コロナ禍で、私たちの日常生活における手洗いが習慣化しています。
そんな手洗いには、感染防止以外にも気分転換効果があることが研究で分かっています。
サマリーをシェアします。
2017年、カナダ トロント大学のピン・ドン氏とスパイク・W・S・リー氏を筆頭著者とする、手洗いが及ぼす心理的影響について調べた研究結果が発表されました。
研究には、103名の大学生(男性41名、女性59名、その他3名)が参加しました。
まず参加者に、このセッションでは言語能力を評価するとの、表向きの目標が告げられました。
そして、参加者の意識を表向きの目標に惹きつけるために、言語能力を試す文章課題に取り組んでもらいました。
次に、商品評価調査として、参加者全員に消毒用のウェットティシュが配られました。
半分の学生には、実際に使用してもらい、使用感を評価してもらいました。
もう半分の学生には、商品のパッケージやデザインを評価してもらいました。
その後、全員に単語完成課題に取り組んでもらいました。
結果、次のことがわかりました。
1、人は手を拭くと、当初の目標設定を心に留めておく効果が弱まりました。
2、手を拭いたグループは、そうでないグループと比較して、目的に向かう行動力、判断力が低下しました。
3、身体を清潔にすることは、心をきれいにすることにもつながるようです。
4、今回の研究では、浄化が目標達成に及ぼす短期的な効果を検証したに過ぎないため、目標を達成しようとする人々が、個人の衛生習慣を大幅に変えるべきだと示唆するのは時期尚早かもしれません。
5、しかし、手洗いが、古く実りのない思考からより良く新しい思考へと柔軟にシフトするための、実用的な方法になる可能性がありえます。
出典:Journal of Experimental Psychology
https://doi.apa.org/doiLanding?doi=10.1037%2Fxge0000285
何と手洗いには、それまでの古い思考や目標を手放す効果があるそう。
手洗いがこんなにお手軽な気分転換方法だったとはびっくりですが、確かに勤務中、会社のトイレで手を洗って席に戻ると妙にリフレッシュしているものです。
研究によれば、手洗いをして自分を清浄に保つ行為は、良くも悪くも脳内のリセットにつながるそう。
例えば、親としてどうしても理解して欲しいことがあり、子どもを叱ったりすることもあります。
その後、叱責され落ち込んでいた子どもがその手をウェットティシュで拭いたら、反省モードが速やかに終了し、叱責効果が半減してしまうおそれも‥。

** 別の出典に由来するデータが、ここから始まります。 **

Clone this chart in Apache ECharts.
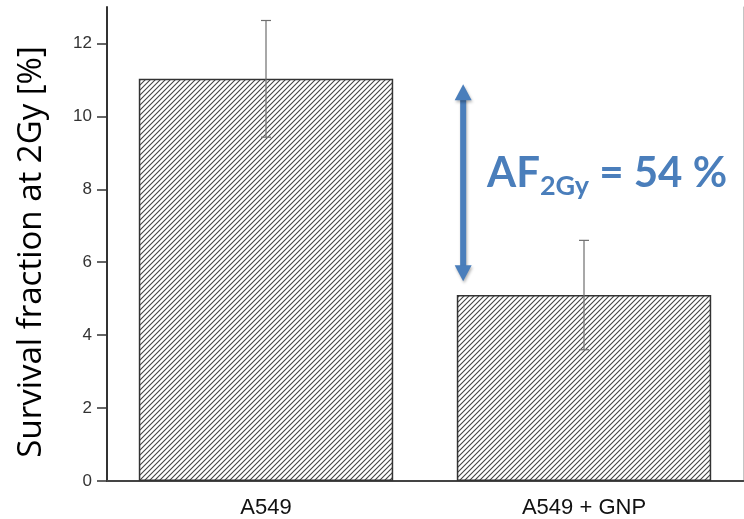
<!DOCTYPE html>
<html>
<head>
<meta charset="utf-8">
<style>
  html, body { margin: 0; padding: 0; background: #fff; }
  #chart { width: 744px; height: 519px; }
</style>
<script src="https://cdn.jsdelivr.net/npm/echarts@6/dist/echarts.min.js"></script>
</head>
<body>
<div id="chart"></div>
<script>
// Survival fraction at 2 Gy, mean ± error
const categories = ['A549', 'A549 + GNP'];
const survival = [11.03, 5.1];
const errors = [1.6, 1.5];
const yTicks = [0, 2, 4, 6, 8, 10, 12];
// Span of the amplification-factor arrow (survival %)
const arrowSpan = [10.88, 5.48];
const afText = { main: 'AF', sub: '2Gy', rest: ' = 54 %' };
const yTitle = 'Survival fraction at 2Gy [%]';

// Diagonal hatch tile used as bar fill
function hatchTile() {
  const s = 5;
  const c = document.createElement('canvas');
  c.width = s; c.height = s;
  const g = c.getContext('2d');
  g.fillStyle = '#fff';
  g.fillRect(0, 0, s, s);
  g.strokeStyle = '#444';
  g.lineWidth = 1.1;
  g.beginPath();
  g.moveTo(-1, s + 1); g.lineTo(s + 1, -1);
  g.moveTo(-1, 1); g.lineTo(1, -1);
  g.moveTo(s - 1, s + 1); g.lineTo(s + 1, s - 1);
  g.stroke();
  return c;
}

const blue = '#4A7EBB';
const chart = echarts.init(document.getElementById('chart'));

chart.setOption({
  animation: false,
  grid: { left: 107, top: 7, width: 636, height: 474, show: false },
  xAxis: [{
    type: 'category',
    data: categories,
    axisLine: { show: true, lineStyle: { color: '#333', width: 2 } },
    axisTick: { show: false },
    axisLabel: { color: '#111', fontFamily: 'Liberation Sans', fontSize: 22, margin: 16 }
  }, {
    type: 'category',
    position: 'top',
    data: categories,
    axisLine: { show: true, lineStyle: { color: '#444', width: 2 } },
    axisTick: { show: false },
    axisLabel: { show: false }
  }],
  yAxis: [{
    type: 'value',
    min: 0, max: 13,
    splitLine: { show: false },
    axisLine: { show: true, lineStyle: { color: '#333', width: 2 } },
    axisTick: { show: true, length: 10, lineStyle: { color: '#333', width: 1.5 }, customValues: yTicks },
    axisLabel: { color: '#333', fontFamily: 'Liberation Sans', fontSize: 17, margin: 15, customValues: yTicks }
  }, {
    type: 'value',
    position: 'right',
    min: 0, max: 13,
    splitLine: { show: false },
    axisLine: { show: true, lineStyle: { color: '#c4c4c4', width: 1 } },
    axisTick: { show: false },
    axisLabel: { show: false }
  }],
  series: [{
    type: 'bar',
    data: survival,
    barCategoryGap: '20%',
    itemStyle: {
      color: { image: hatchTile(), repeat: 'repeat' },
      borderColor: '#333',
      borderWidth: 1.5
    },
    z: 2
  }, {
    // error bars
    type: 'custom',
    z: 3,
    data: survival.map((v, i) => [i, v - errors[i], v + errors[i]]),
    renderItem: function (params, api) {
      const lo = api.coord([api.value(0), api.value(1)]);
      const hi = api.coord([api.value(0), api.value(2)]);
      const cap = 5;
      const style = { stroke: '#6e6e6e', lineWidth: 1.2 };
      return {
        type: 'group',
        children: [
          { type: 'line', shape: { x1: lo[0], y1: lo[1], x2: hi[0], y2: hi[1] }, style },
          { type: 'line', shape: { x1: hi[0] - cap, y1: hi[1], x2: hi[0] + cap, y2: hi[1] }, style },
          { type: 'line', shape: { x1: lo[0] - cap, y1: lo[1], x2: lo[0] + cap, y2: lo[1] }, style }
        ]
      };
    }
  }, {
    // double-headed arrow between the two survival levels
    type: 'custom',
    z: 4,
    data: [[1, arrowSpan[0], arrowSpan[1]]],
    renderItem: function (params, api) {
      const band = api.size([1, 0])[0];
      const top = api.coord([api.value(0), api.value(1)]);
      const bot = api.coord([api.value(0), api.value(2)]);
      const x = top[0] - band * 0.38;
      const headL = 16, headW = 8.5;
      const shadow = { shadowBlur: 3, shadowColor: 'rgba(0,0,0,0.3)', shadowOffsetX: 1, shadowOffsetY: 2 };
      return {
        type: 'group',
        children: [
          { type: 'line', shape: { x1: x, y1: top[1] + headL - 2, x2: x, y2: bot[1] - headL + 2 },
            style: Object.assign({ stroke: blue, lineWidth: 6 }, shadow) },
          { type: 'polygon', shape: { points: [[x, top[1]], [x - headW, top[1] + headL], [x + headW, top[1] + headL]] },
            style: Object.assign({ fill: blue }, shadow) },
          { type: 'polygon', shape: { points: [[x, bot[1]], [x - headW, bot[1] - headL], [x + headW, bot[1] - headL]] },
            style: Object.assign({ fill: blue }, shadow) }
        ]
      };
    }
  }],
  graphic: [{
    type: 'text',
    x: 32,
    y: 252,
    rotation: Math.PI / 2,
    style: {
      text: yTitle,
      fill: '#000',
      fontFamily: 'Open Sans',
      fontSize: 33,
      align: 'center',
      verticalAlign: 'middle'
    }
  }, {
    type: 'text',
    left: 487,
    top: 152,
    style: {
      text: '{m|' + afText.main + '}{s|' + afText.sub + '}{m|' + afText.rest + '}',
      rich: {
        m: { fontFamily: 'Lato', fontWeight: 'bold', fontSize: 42, lineHeight: 54, fill: blue },
        s: { fontFamily: 'Lato', fontWeight: 'bold', fontSize: 27, lineHeight: 4, verticalAlign: 'bottom', fill: blue }
      }
    }
  }]
});
</script>
</body>
</html>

子ども自身の罪悪感や自責の念が消えて気分がサッパリと軽くなりそうですが、同時に今後は行動を改めなくてはという目的意識も、汚れや雑菌とともにぬぐい去られてしまうということ。
自分の手を清潔にすることで、ネガティブなイベントに対して精神的な区切りがついてしまい、これからはもっと頑張ろうと設定したはずの意欲も衰えてしまうのは困りもの。
子どもを叱って終わりではなく、ちゃんと課題と向き合う時間も設定したいですね。
逆に、仕事で煮詰まってしまい頭がぼーっとする時や、理不尽な経験をして気持ちが苛立っている時などは、さっさと手を洗ってネガティブな思考を浄化するのが良さそう。
手洗いの効能を意識し、脳のリセット効果を上手に使いこなしたいものです。